Open jgrodziski opened 5 years ago

jgrodziski commented 5 years ago

For open source project it is useful to have a pom.xml file along the deps.edn to facilitate the upload to maven repository like clojars. Generating the pom with the proper version and commit it during the release process would be a useful option. The task can rely on the code from clojure.tools.deps.alpha.gen.pom namespace in tools.deps.alpha.

JeremS commented 5 years ago

Hey Jérémie,

As I told you before I was playing with the idea of using metav to drive build tasks. I have made some experiments and one way to do it would be using badigeon.

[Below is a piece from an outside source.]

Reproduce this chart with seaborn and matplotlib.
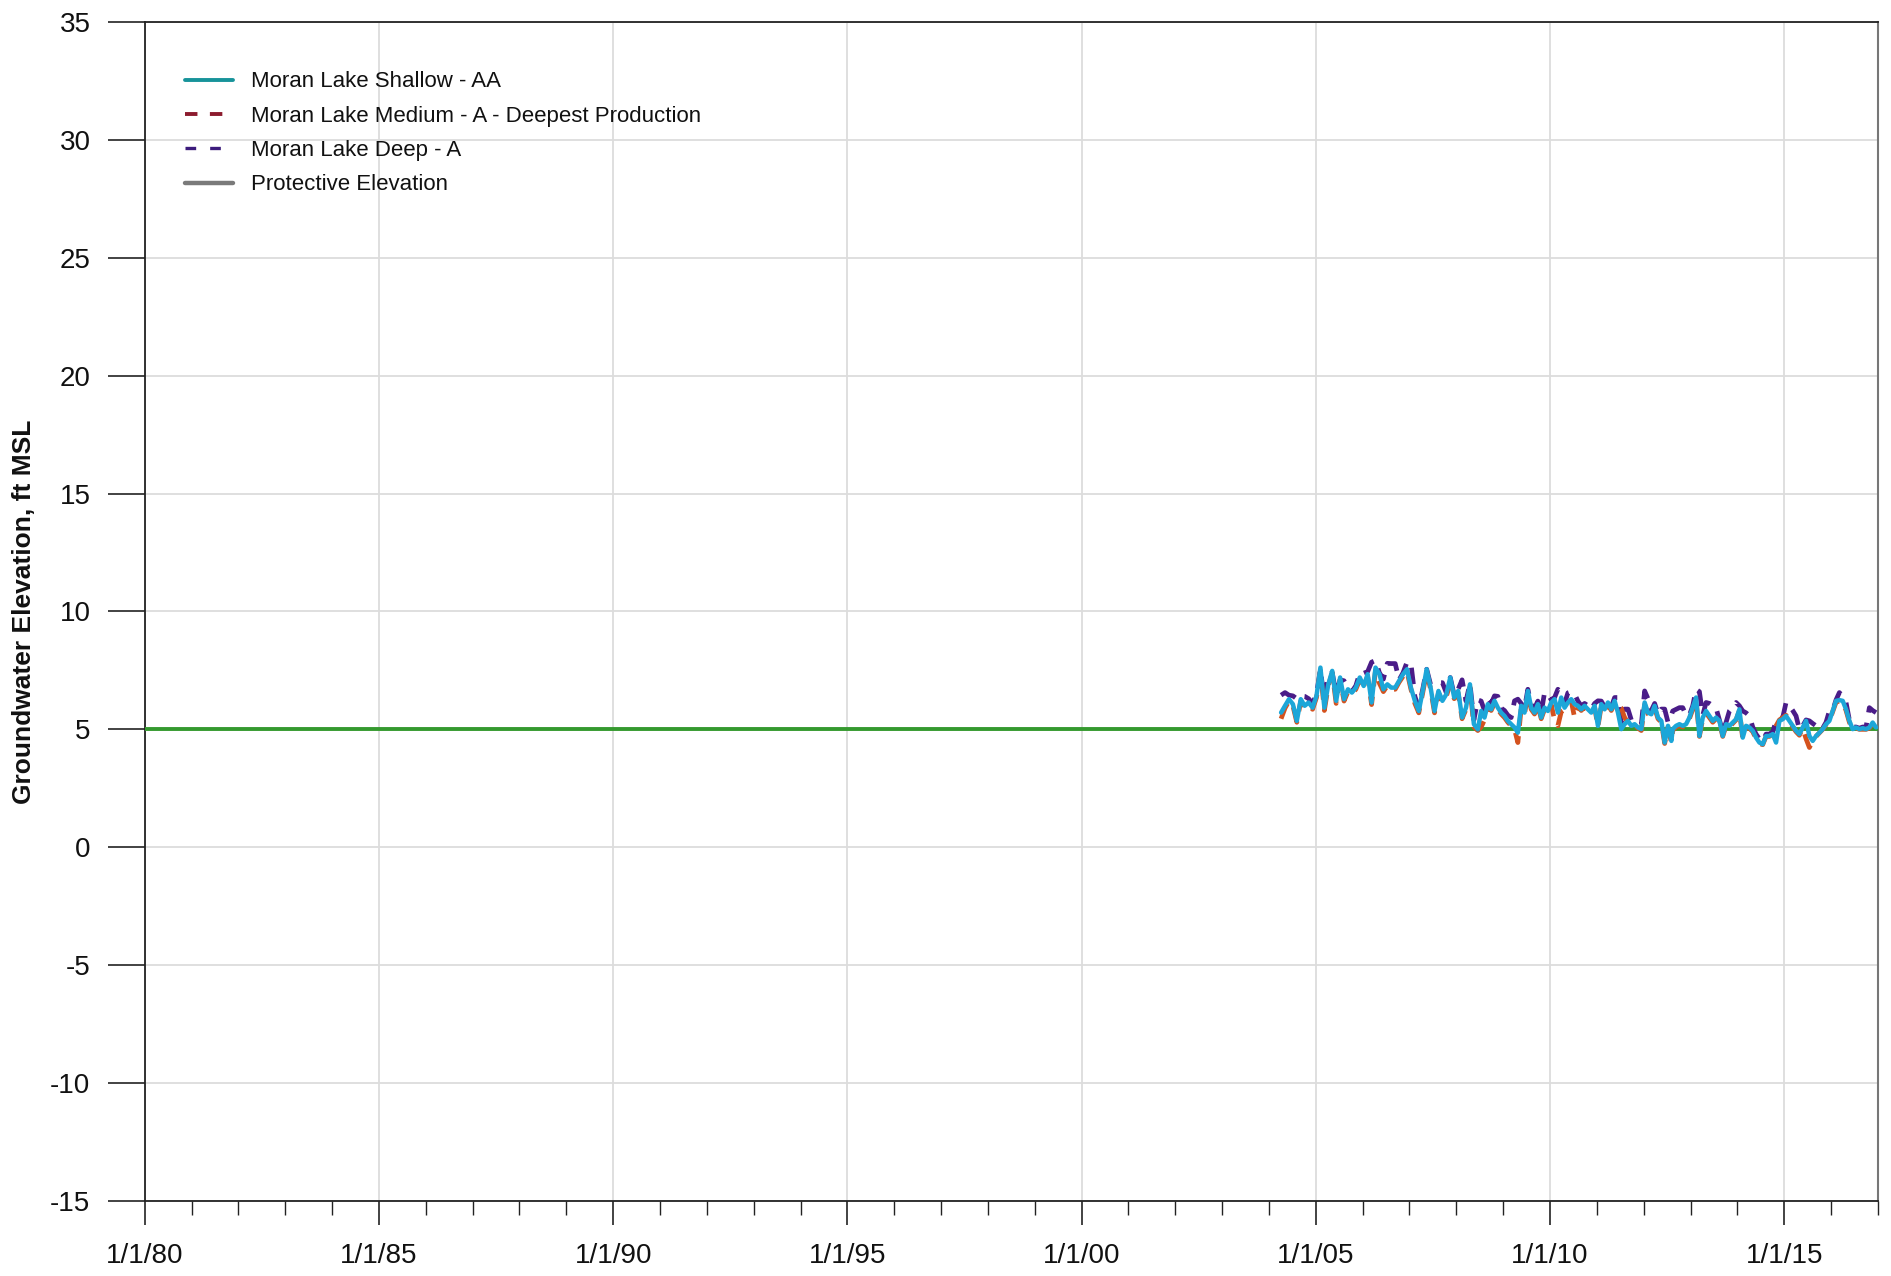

I created a branch in which I started adding a pom generation & update operation. I added the function metav.api/sync-pom!, which uses code from the new ns metav.domain.deps.

We could drive the creation of jars, wars,... with the naming of artefact based on metav's naming scheme this way.

Cheers,

Jeremy.

jgrodziski commented 5 years ago

Hey great! didn't expect a code contribution as soon :) Seems that the badigeon.pom namespace borrows code from clojure.tools.deps.alpha.gen.pom namespace except the make-pom-properties function. It's better if we could minimize the number of dependencies of metav.

JeremS commented 5 years ago

Hi,

I agree it's a trade-off pulling badigeon in as a dependency. I am not impartial however, I like the project and a lot of the code we might want dealing with tools deps is already there.

Pom.xml generation is there, as are jar/uberjar/war generation. It also has the necessary code for maven install & deploy. It handles classpath generation with deps aliases which could be useful for native images compilations.

It depends on what we want the scope of metav to be. If adding a pom file is the end of it, pulling badigeon in is overkill and opens the disadvantages of having another dependency. If we'd like the release operation to propose maven install&deploy on top of git pushes, not including badigeon would mean redoing work that's already done.

Another way of doing it might also be to have metav's context api being closed in the way that an hypothetical metav-core project would concern itself only with providing project naming, versioning and version bumping based git state. Spitting metadata, generating a pom, tagging a commit with a new version, pushing that commit or generating a jar and deploying it on a maven repo could be done in different projects all using that core. That idea however also has its own set of trade-offs attached to it...

I hope you don't mind me throwing out ideas, It comes back to what scope is metav to have. I clearly wanna base a build process on it, but it may be a very bad idea to have all that functionnality in metav itself.

Cheers,

Jeremy

jgrodziski commented 5 years ago

Hi Jeremy,

I would say that the purpose of Metav is to handle git and version related metadata. Pom generation is maybe an improper way of naming the requirement: set the version found in pom.xml file to be managed by Metav because we need consistency between the git state and the pom.xml state. I would set the responsibility of pushing any artifact (docker image, jar, etc.) to other components, triggered by any CI/CD platform. I agree with you, there are three group of features in Metav:

I like the idea of a build tool using pure Clojure code and tools.deps, with a common behavior of API's function to take and return a context as a map. It's simpler than Ring-like middleware of Boot, with pre and post task, etc. We have all the tools available in pure Clojure code.

So I prefer Metav to stay a narrow tool focused on version management and to shift all other build related features to another project (Badigeon or something else).